» **Set task**: Set down all of the entries word for word, omitting the images they contain.

» **Exercise materials**:
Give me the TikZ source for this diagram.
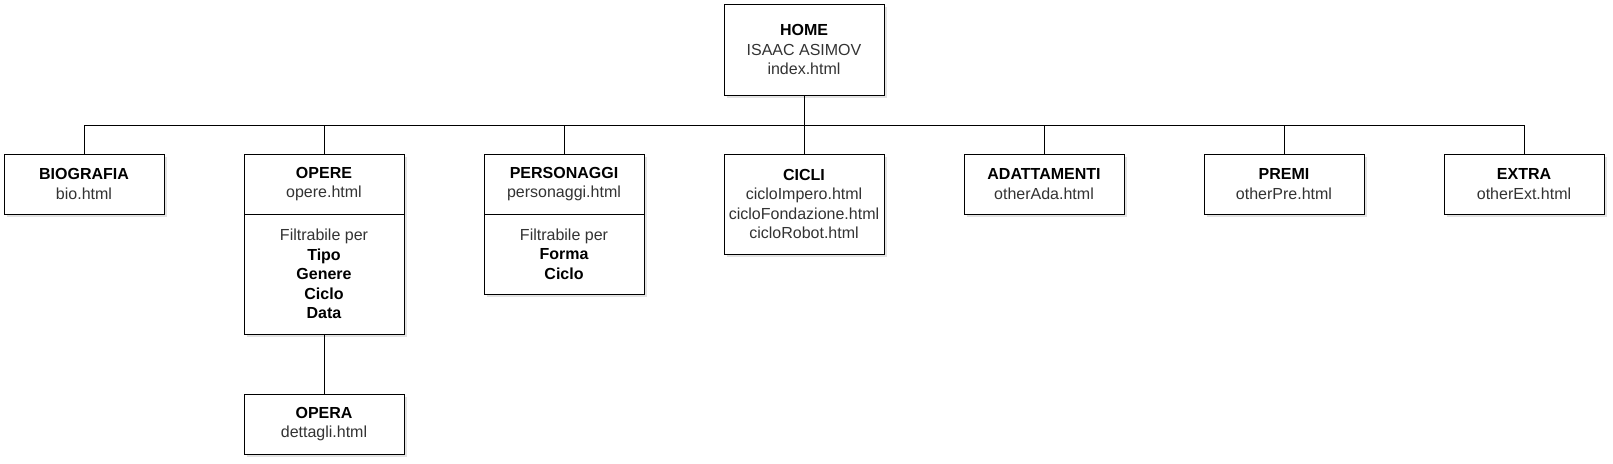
\documentclass[tikz,border=0pt]{standalone}
\usepackage{fontspec}
\setmainfont{Liberation Sans}
\usetikzlibrary{positioning, shadows}
\definecolor{inkgray}{HTML}{333333}
\newcommand{\pagetitle}[1]{\textcolor{black}{\textbf{#1}}}

\begin{document}
\begin{tikzpicture}[x=1pt, y=-1pt, line width=1pt,
    font=\fontsize{16}{19.5}\selectfont,
    page/.style={draw, fill=white, text=inkgray, align=center,
                 minimum width=160pt, minimum height=60pt,
                 inner sep=0pt, outer sep=0pt,
                 drop shadow={shadow xshift=2.5pt, shadow yshift=-2.5pt,
                              opacity=0.22}}]
  \useasboundingbox (0,0) rectangle (1613,463);
  \node[page, minimum height=91pt] (home) at (804,49.5)
    {\pagetitle{HOME}\\ISAAC ASIMOV\\index.html};
  \coordinate (bus) at (804,125);
  \foreach \nm/\ttl/\url/\hgt [count=\i from 0] in {
      bio/BIOGRAFIA/bio.html/60, opere/OPERE/opere.html/60,
      pers/PERSONAGGI/personaggi.html/60,
      cicli/CICLI/{cicloImpero.html\\cicloFondazione.html\\cicloRobot.html}/100,
      adat/ADATTAMENTI/otherAda.html/60, premi/PREMI/otherPre.html/60,
      extra/EXTRA/otherExt.html/60}{%
    \node[page, anchor=north, minimum height=\hgt pt] (\nm) at (84+\i*240,154)
      {\pagetitle{\ttl}\\\url};}
  % filter compartments
  \node[page, minimum height=120pt, below=0pt of opere] (opereF)
    {Filtrabile per\\\pagetitle{Tipo}\\\pagetitle{Genere}\\\pagetitle{Ciclo}\\\pagetitle{Data}};
  \node[page, minimum height=80pt, below=0pt of pers] (persF)
    {Filtrabile per\\\pagetitle{Forma}\\\pagetitle{Ciclo}};
  \node[page, below=60pt of opereF] (opera) {\pagetitle{OPERA}\\dettagli.html};
  % tree lines
  \draw (home.south) -- (home.south |- bus);
  \draw (bio.north) |- (extra.north |- bus) -- (extra.north);
  \foreach \nm in {opere, pers, cicli, adat, premi}
    \draw (\nm.north) -- (\nm.north |- bus);
  \draw (opereF) -- (opera);
\end{tikzpicture}
\end{document}
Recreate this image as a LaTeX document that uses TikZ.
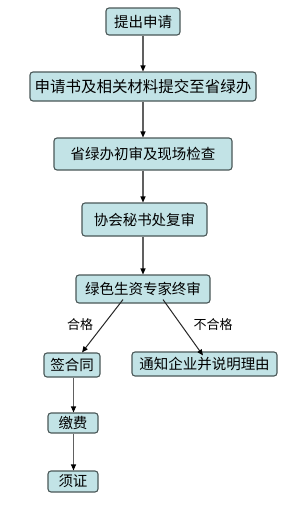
\documentclass[tikz,border=0pt]{standalone}
\usepackage{fontspec}
\setmainfont{Noto Sans CJK SC}
\usetikzlibrary{arrows.meta}
\definecolor{boxfill}{HTML}{C2E3E6}
\definecolor{boxline}{HTML}{4A5858}
\definecolor{arrline}{HTML}{606060}
\begin{document}
\begin{tikzpicture}[x=1pt,y=-1pt,
  box/.style={draw=boxline,line width=1.1pt,fill=boxfill,rounded corners=3pt,inner sep=0pt,align=center,font=\fontsize{14.5}{16}\selectfont},
  arr/.style={draw=arrline,line width=1.1pt,-{Triangle[length=6pt,width=5pt,fill=black,color=black]}},
  darr/.style={draw=black!85,line width=1pt,-{Triangle[length=6pt,width=5pt,fill=black,color=black]}},
  lbl/.style={font=\fontsize{13}{15}\selectfont,inner sep=0pt}]
\useasboundingbox[fill=white] (0,0) rectangle (298,507);
\node[box,minimum width=74pt,minimum height=27pt] (b1) at (143,21.5) {提出申请};
\node[box,minimum width=226pt,minimum height=29pt,font=\fontsize{15.5}{17}\selectfont] (b2) at (143,86.5) {申请书及相关材料提交至省绿办};
\node[box,minimum width=178pt,minimum height=32pt] (b3) at (143,154) {省绿办初审及现场检查};
\node[box,minimum width=125pt,minimum height=33pt] (b4) at (144.5,219.5) {协会秘书处复审};
\node[box,minimum width=134pt,minimum height=28pt] (b5) at (143,289) {绿色生资专家终审};
\node[box,minimum width=56pt,minimum height=24pt] (b6) at (72,365) {签合同};
\node[box,minimum width=145pt,minimum height=24pt] (b7) at (204.5,364) {通知企业并说明理由};
\node[box,minimum width=50pt,minimum height=20pt] (b8) at (73,423) {缴费};
\node[box,minimum width=50pt,minimum height=21pt] (b9) at (73,481.5) {须证};
\draw[arr] (b1.south) -- (b2.north);
\draw[arr] (b2.south) -- (b3.north);
\draw[arr] (b3.south) -- ([xshift=-1.5pt]b4.north);
\draw[arr] ([xshift=-1.5pt]b4.south) -- (b5.north);
\draw[darr] ([xshift=-20pt,yshift=4pt]b5.south) -- ([xshift=10pt]b6.north);
\draw[darr] ([xshift=20pt,yshift=4pt]b5.south) -- ([xshift=-1.5pt,yshift=-4pt]b7.north);
\draw[arr] ([xshift=1.5pt]b6.south) -- ([xshift=0.5pt]b8.north);
\draw[arr] ([xshift=0.5pt]b8.south) -- ([xshift=0.5pt]b9.north);
\node[lbl] (l1) at (80,325) {合格};
\node[lbl] (l2) at (213,325) {不合格};
\end{tikzpicture}
\end{document}
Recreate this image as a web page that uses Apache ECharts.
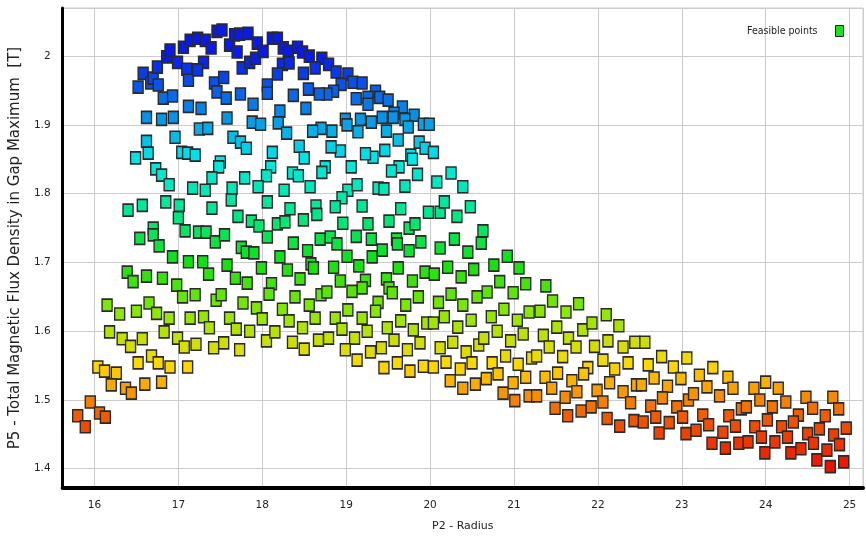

» **Exercise result**:
Give me the TikZ source for this diagram.
\documentclass[tikz,border=0pt]{standalone}
\usepackage{fontspec}
\setmainfont{Liberation Sans}
\usetikzlibrary{positioning, shadows}
\definecolor{inkgray}{HTML}{333333}
\newcommand{\pagetitle}[1]{\textcolor{black}{\textbf{#1}}}

\begin{document}
\begin{tikzpicture}[x=1pt, y=-1pt, line width=1pt,
    font=\fontsize{16}{19.5}\selectfont,
    page/.style={draw, fill=white, text=inkgray, align=center,
                 minimum width=160pt, minimum height=60pt,
                 inner sep=0pt, outer sep=0pt,
                 drop shadow={shadow xshift=2.5pt, shadow yshift=-2.5pt,
                              opacity=0.22}}]
  \useasboundingbox (0,0) rectangle (1613,463);
  \node[page, minimum height=91pt] (home) at (804,49.5)
    {\pagetitle{HOME}\\ISAAC ASIMOV\\index.html};
  \coordinate (bus) at (804,125);
  \foreach \nm/\ttl/\url/\hgt [count=\i from 0] in {
      bio/BIOGRAFIA/bio.html/60, opere/OPERE/opere.html/60,
      pers/PERSONAGGI/personaggi.html/60,
      cicli/CICLI/{cicloImpero.html\\cicloFondazione.html\\cicloRobot.html}/100,
      adat/ADATTAMENTI/otherAda.html/60, premi/PREMI/otherPre.html/60,
      extra/EXTRA/otherExt.html/60}{%
    \node[page, anchor=north, minimum height=\hgt pt] (\nm) at (84+\i*240,154)
      {\pagetitle{\ttl}\\\url};}
  % filter compartments
  \node[page, minimum height=120pt, below=0pt of opere] (opereF)
    {Filtrabile per\\\pagetitle{Tipo}\\\pagetitle{Genere}\\\pagetitle{Ciclo}\\\pagetitle{Data}};
  \node[page, minimum height=80pt, below=0pt of pers] (persF)
    {Filtrabile per\\\pagetitle{Forma}\\\pagetitle{Ciclo}};
  \node[page, below=60pt of opereF] (opera) {\pagetitle{OPERA}\\dettagli.html};
  % tree lines
  \draw (home.south) -- (home.south |- bus);
  \draw (bio.north) |- (extra.north |- bus) -- (extra.north);
  \foreach \nm in {opere, pers, cicli, adat, premi}
    \draw (\nm.north) -- (\nm.north |- bus);
  \draw (opereF) -- (opera);
\end{tikzpicture}
\end{document}
Recreate this image as a LaTeX document that uses TikZ.
\documentclass[tikz,border=0pt]{standalone}
\usepackage{fontspec}
\setmainfont{Noto Sans CJK SC}
\usetikzlibrary{arrows.meta}
\definecolor{boxfill}{HTML}{C2E3E6}
\definecolor{boxline}{HTML}{4A5858}
\definecolor{arrline}{HTML}{606060}
\begin{document}
\begin{tikzpicture}[x=1pt,y=-1pt,
  box/.style={draw=boxline,line width=1.1pt,fill=boxfill,rounded corners=3pt,inner sep=0pt,align=center,font=\fontsize{14.5}{16}\selectfont},
  arr/.style={draw=arrline,line width=1.1pt,-{Triangle[length=6pt,width=5pt,fill=black,color=black]}},
  darr/.style={draw=black!85,line width=1pt,-{Triangle[length=6pt,width=5pt,fill=black,color=black]}},
  lbl/.style={font=\fontsize{13}{15}\selectfont,inner sep=0pt}]
\useasboundingbox[fill=white] (0,0) rectangle (298,507);
\node[box,minimum width=74pt,minimum height=27pt] (b1) at (143,21.5) {提出申请};
\node[box,minimum width=226pt,minimum height=29pt,font=\fontsize{15.5}{17}\selectfont] (b2) at (143,86.5) {申请书及相关材料提交至省绿办};
\node[box,minimum width=178pt,minimum height=32pt] (b3) at (143,154) {省绿办初审及现场检查};
\node[box,minimum width=125pt,minimum height=33pt] (b4) at (144.5,219.5) {协会秘书处复审};
\node[box,minimum width=134pt,minimum height=28pt] (b5) at (143,289) {绿色生资专家终审};
\node[box,minimum width=56pt,minimum height=24pt] (b6) at (72,365) {签合同};
\node[box,minimum width=145pt,minimum height=24pt] (b7) at (204.5,364) {通知企业并说明理由};
\node[box,minimum width=50pt,minimum height=20pt] (b8) at (73,423) {缴费};
\node[box,minimum width=50pt,minimum height=21pt] (b9) at (73,481.5) {须证};
\draw[arr] (b1.south) -- (b2.north);
\draw[arr] (b2.south) -- (b3.north);
\draw[arr] (b3.south) -- ([xshift=-1.5pt]b4.north);
\draw[arr] ([xshift=-1.5pt]b4.south) -- (b5.north);
\draw[darr] ([xshift=-20pt,yshift=4pt]b5.south) -- ([xshift=10pt]b6.north);
\draw[darr] ([xshift=20pt,yshift=4pt]b5.south) -- ([xshift=-1.5pt,yshift=-4pt]b7.north);
\draw[arr] ([xshift=1.5pt]b6.south) -- ([xshift=0.5pt]b8.north);
\draw[arr] ([xshift=0.5pt]b8.south) -- ([xshift=0.5pt]b9.north);
\node[lbl] (l1) at (80,325) {合格};
\node[lbl] (l2) at (213,325) {不合格};
\end{tikzpicture}
\end{document}
Recreate this image as a web page that uses Apache ECharts.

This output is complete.